Schreibt mal was zu, wenn Ihr mehr darüber wisst ...

ciao, der Budda


----------



## Retlaw (1. Oktober 2003)

Weil du für den Radio Gema-Gebühren zahlst, für deinen Internet-Anschluss nicht.

MP3s sind nur illegal wenn sie ohne Genehmigung ins Internet gestellt worden sind, was aber gerade bei Tauschbörsen meistens der Fall ist.

Auf manchen Seiten, z.B. von einigen Radiosendern, kann man legale MP3s runterladen, teilweise auch komplette Stücke.

Zu den Filmen, die kannst mit dem Videorekorder für private Zwecke aus dem Fernsehen aufnehmen, deswegen gibts ja auf die Kasetten eine extra Gebühr die im Kaufpreis mit eingerechnet ist.


----------



## knulp (3. Oktober 2003)

genau wie bei den CD-Rohlingen...


----------



## deltacon (3. Oktober 2003)

> _Original geschrieben von Retlaw _
> *Weil du für den Radio Gema-Gebühren zahlst, für deinen Internet-Anschluss nicht.*


Ist nur bedingt richtig, denn es gibt genauso Radio Stationen, die übers Internet senden. Wenn du einen Song vom Radio aufnimmst, darfst du ihn nicht öffentlich vorführen, sonst ist das auch strafbar!
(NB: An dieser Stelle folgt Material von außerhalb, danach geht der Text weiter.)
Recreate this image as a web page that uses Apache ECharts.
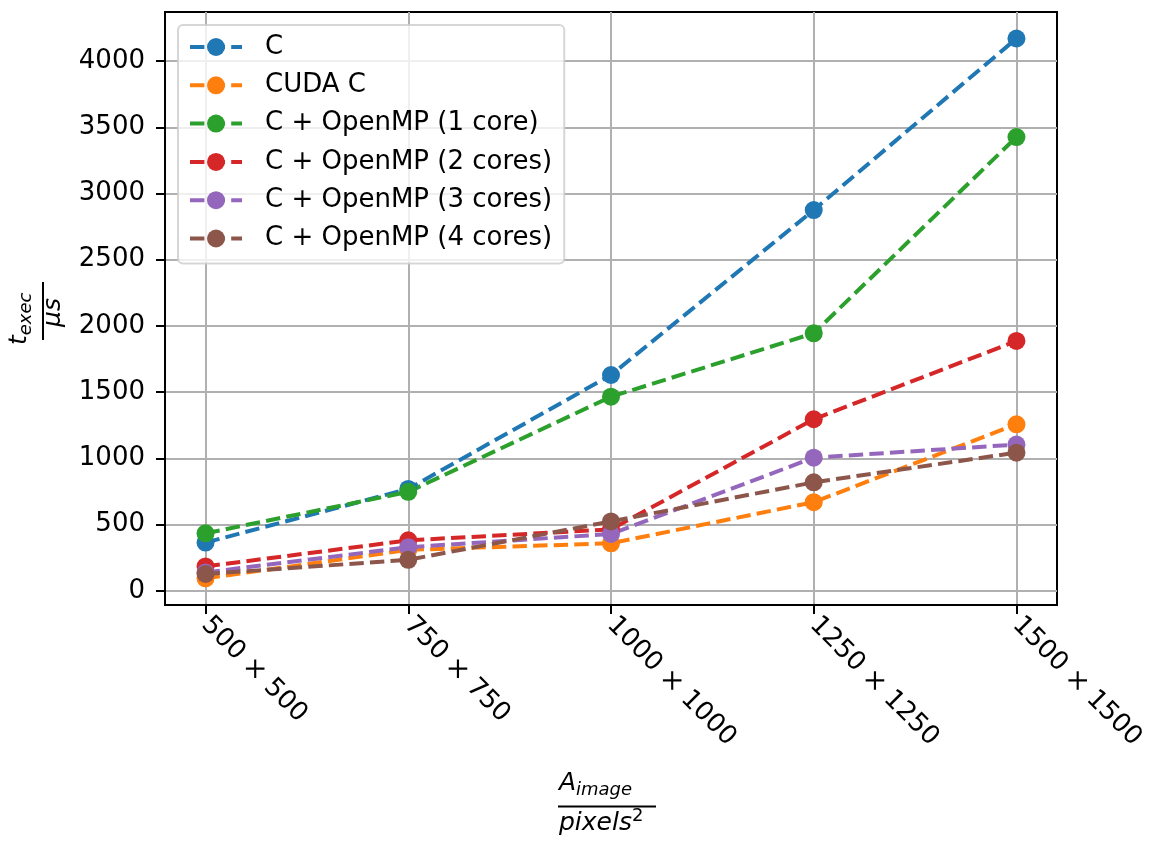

Sicher darfst du dir die Videos aufnehmen, du darfst dir auch mp3s brennen, allerdings nur eine Sicherheitskopie von einem Original (offiziell).

Denn es könnte ja sein, dass das Original kaputt wird und deshalb hast du dann eine Sicherheitskopie oder umgekehrt. 

Das gilt übrigens auch für Software. Du darfst Sicherheitskopien von deiner Windows oder Mac oder Linux CD machen, installieren darfst du allerdings nur einmal!

Und solange du die mp3s nicht öffentlich vorführst (so wies im Internet der Fall ist), kann dir im Prinzip niemand was anhaben. 
Das gilt auch für Videos: nimmst du dir was vom Free TV auf, darfst dus zu Hause spielen und es kopieren, solange das keine öffentliche Vorführung ist, denn sonst wirds kritisch.

Also, Faustregel: 
zu Hause kannst du deine Wände tapezieren mit Raubkopien. Nimmst du aber eine dieser Kopien und stellst sie ins Internet (egal ob Software, Video, Musik, Bilder oder anderes urheberrechtlich geschütztes Material), begibst du dich auf illegales Terrain.

so einfach ist das!


----------